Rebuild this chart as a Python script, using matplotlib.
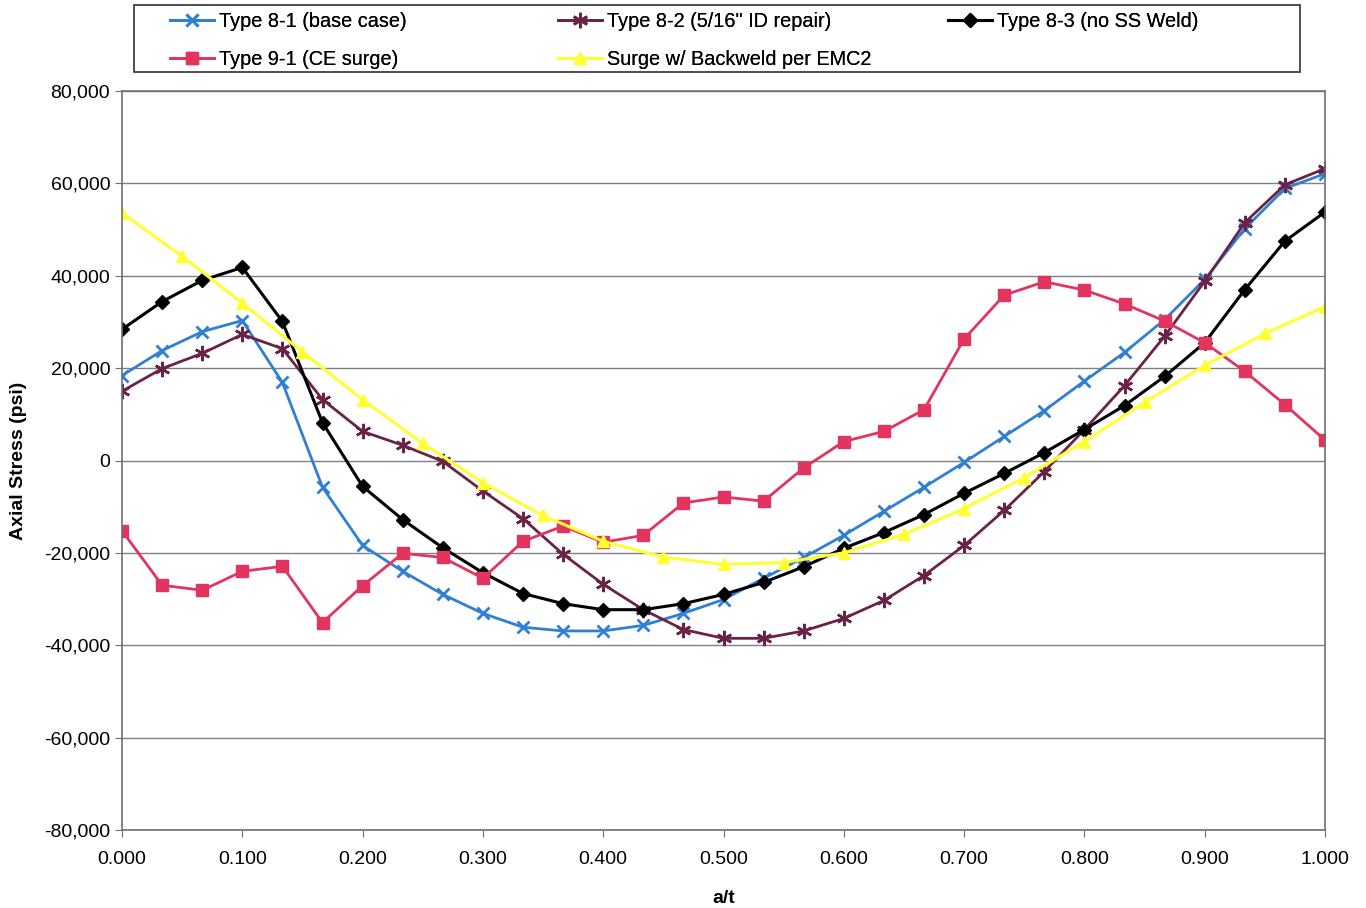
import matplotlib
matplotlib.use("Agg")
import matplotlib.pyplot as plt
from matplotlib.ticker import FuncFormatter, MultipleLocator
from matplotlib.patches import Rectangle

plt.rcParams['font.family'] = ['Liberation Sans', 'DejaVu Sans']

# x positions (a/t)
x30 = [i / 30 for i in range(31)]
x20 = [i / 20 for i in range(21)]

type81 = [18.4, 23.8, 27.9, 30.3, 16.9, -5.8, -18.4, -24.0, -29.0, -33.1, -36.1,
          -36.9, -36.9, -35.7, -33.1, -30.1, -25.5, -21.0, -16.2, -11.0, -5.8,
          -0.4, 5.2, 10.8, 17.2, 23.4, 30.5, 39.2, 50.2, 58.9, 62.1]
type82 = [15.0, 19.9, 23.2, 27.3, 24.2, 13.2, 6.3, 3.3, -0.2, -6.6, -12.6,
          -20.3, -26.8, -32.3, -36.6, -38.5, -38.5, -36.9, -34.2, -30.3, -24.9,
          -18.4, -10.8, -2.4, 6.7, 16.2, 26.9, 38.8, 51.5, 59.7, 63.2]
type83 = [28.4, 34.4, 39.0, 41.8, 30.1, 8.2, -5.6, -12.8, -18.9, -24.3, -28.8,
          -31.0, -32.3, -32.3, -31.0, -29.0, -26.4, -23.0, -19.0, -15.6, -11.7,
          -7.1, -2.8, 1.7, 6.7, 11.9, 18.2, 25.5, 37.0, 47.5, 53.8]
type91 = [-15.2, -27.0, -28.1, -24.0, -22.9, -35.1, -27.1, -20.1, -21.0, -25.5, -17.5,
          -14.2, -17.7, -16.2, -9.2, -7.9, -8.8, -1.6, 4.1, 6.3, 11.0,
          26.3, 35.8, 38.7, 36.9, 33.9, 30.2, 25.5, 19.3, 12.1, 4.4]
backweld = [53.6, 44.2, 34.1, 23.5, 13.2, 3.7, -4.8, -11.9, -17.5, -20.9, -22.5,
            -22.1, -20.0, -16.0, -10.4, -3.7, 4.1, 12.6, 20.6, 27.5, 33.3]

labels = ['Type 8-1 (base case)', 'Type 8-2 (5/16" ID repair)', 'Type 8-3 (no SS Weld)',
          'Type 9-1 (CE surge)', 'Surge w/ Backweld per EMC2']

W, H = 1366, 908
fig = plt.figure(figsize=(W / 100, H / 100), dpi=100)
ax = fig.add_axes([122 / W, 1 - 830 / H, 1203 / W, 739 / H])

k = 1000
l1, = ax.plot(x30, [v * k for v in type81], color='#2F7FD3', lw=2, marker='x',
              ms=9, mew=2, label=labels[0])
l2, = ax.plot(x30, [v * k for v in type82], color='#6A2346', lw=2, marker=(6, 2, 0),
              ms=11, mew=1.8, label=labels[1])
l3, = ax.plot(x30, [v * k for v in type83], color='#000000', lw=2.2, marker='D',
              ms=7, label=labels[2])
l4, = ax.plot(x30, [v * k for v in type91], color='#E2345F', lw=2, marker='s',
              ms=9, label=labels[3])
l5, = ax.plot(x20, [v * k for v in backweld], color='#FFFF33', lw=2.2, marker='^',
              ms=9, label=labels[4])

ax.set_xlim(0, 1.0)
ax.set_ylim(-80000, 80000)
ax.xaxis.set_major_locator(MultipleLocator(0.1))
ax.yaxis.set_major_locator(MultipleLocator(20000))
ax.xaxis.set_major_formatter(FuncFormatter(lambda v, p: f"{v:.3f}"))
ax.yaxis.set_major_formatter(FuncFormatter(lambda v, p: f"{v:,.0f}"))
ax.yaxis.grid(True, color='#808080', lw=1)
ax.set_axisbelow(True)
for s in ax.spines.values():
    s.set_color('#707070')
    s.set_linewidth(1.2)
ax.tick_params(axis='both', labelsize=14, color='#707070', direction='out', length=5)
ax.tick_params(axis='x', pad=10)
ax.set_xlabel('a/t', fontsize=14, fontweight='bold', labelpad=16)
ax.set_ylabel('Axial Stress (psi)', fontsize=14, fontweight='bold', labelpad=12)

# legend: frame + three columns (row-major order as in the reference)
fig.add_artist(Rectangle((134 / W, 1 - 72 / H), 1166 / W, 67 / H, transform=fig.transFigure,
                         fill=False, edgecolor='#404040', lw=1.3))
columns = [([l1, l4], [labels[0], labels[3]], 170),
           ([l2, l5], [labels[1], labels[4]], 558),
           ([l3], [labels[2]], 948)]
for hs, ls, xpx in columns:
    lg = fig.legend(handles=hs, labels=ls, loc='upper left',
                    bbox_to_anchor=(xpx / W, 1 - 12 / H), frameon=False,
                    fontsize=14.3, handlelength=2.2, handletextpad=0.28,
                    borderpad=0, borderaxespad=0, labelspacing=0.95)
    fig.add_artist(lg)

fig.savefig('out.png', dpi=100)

◇ ◇ ◇ ◇ ◇

Task to carry out = Take the material above from its first line through the line holding "x20 = [i / 20 for i in range(21)]" and set it down exactly, without the pictures.

Response to the exercise =
Rebuild this chart as a Python script, using matplotlib.
import matplotlib
matplotlib.use("Agg")
import matplotlib.pyplot as plt
from matplotlib.ticker import FuncFormatter, MultipleLocator
from matplotlib.patches import Rectangle

plt.rcParams['font.family'] = ['Liberation Sans', 'DejaVu Sans']

# x positions (a/t)
x30 = [i / 30 for i in range(31)]
x20 = [i / 20 for i in range(21)]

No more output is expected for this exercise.